The CPU architecture it's different since the MAcBook Air uses the new Apple Silicon M1 which is a processor based on the ARM architecture instead the X1 Carbon is based on a more tradition Intel I7 processor. Basically the first one is a RISC processor and the second is CISC processor.

It's the second time Apple changes the architecture behind their Mac computers. The first time was in the year 2006 when it transitioned from PowerPC to Intel processors.

At the time the Mac market share was not enough to justify investments in the PowerPC technology and Intel processor were improving faster than PowerPC.

After 14 years in the 2020 Apple changed again and it moved from Intel processors to its own processors based on ARM instruction set.

THis move allow Apple to have a better integration between hardware and software, the result is that the battery life of the new MacBooks based on the Apple Silicon processor increased drastically compared to Intel based models.

In terms of performance you can find thousands of benchmark of the Apple M1 processore vs Intel I7 and other models. Apple Silicon processing power is very impressive compared to power consumption but for the moment Intel models are still faster but is this different so huge ?

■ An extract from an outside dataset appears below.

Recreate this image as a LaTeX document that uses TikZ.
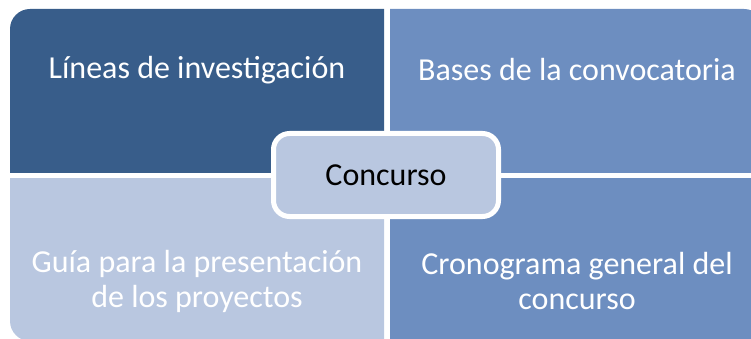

I installed Gimp on borth Linux and Mac and I noticed that on Linux it opens instantly instead on the MacBook it tooks 3/4 seconds. Is it this the performance gap between Intel and Apple Silicon ?

The truth is that Apple Silicon has very few applications written for ARM natively and the Gimp version installed is for Intel architecture.

MacOS runs x86 apps on its ARM processor using a dynamic binary translator called Rosetta created by Apple in the 2006 at the time of the first processor transition.

This detail reveals that the Apple SIlicon processor are technically superior to Intels. They are comparable despite the fact thet run code which is not native and consumes less resources moreover the production process of the Apple Silicon processors is 5nm, Intel is still at 10nm. A good comparison of the M1 and the Intel I7 1185G7 can be found here: Apple M1 vs Intel Core i7-1185G7 - Benchmark, comparison and differences

With that said, the Apple Silicon processors are very promising, they recently released the M2 serie but for my daily job, coding, training ML models the X1 Carbon is incredibly faster compared to the MacBook PRO.

In terms of operating system the differences between the two systems goes more in depth, for example the directory structure of a standard Linux system is very different from macOS but in general both a *nix systems so you know Linux and BSD you will be not lost using macOS.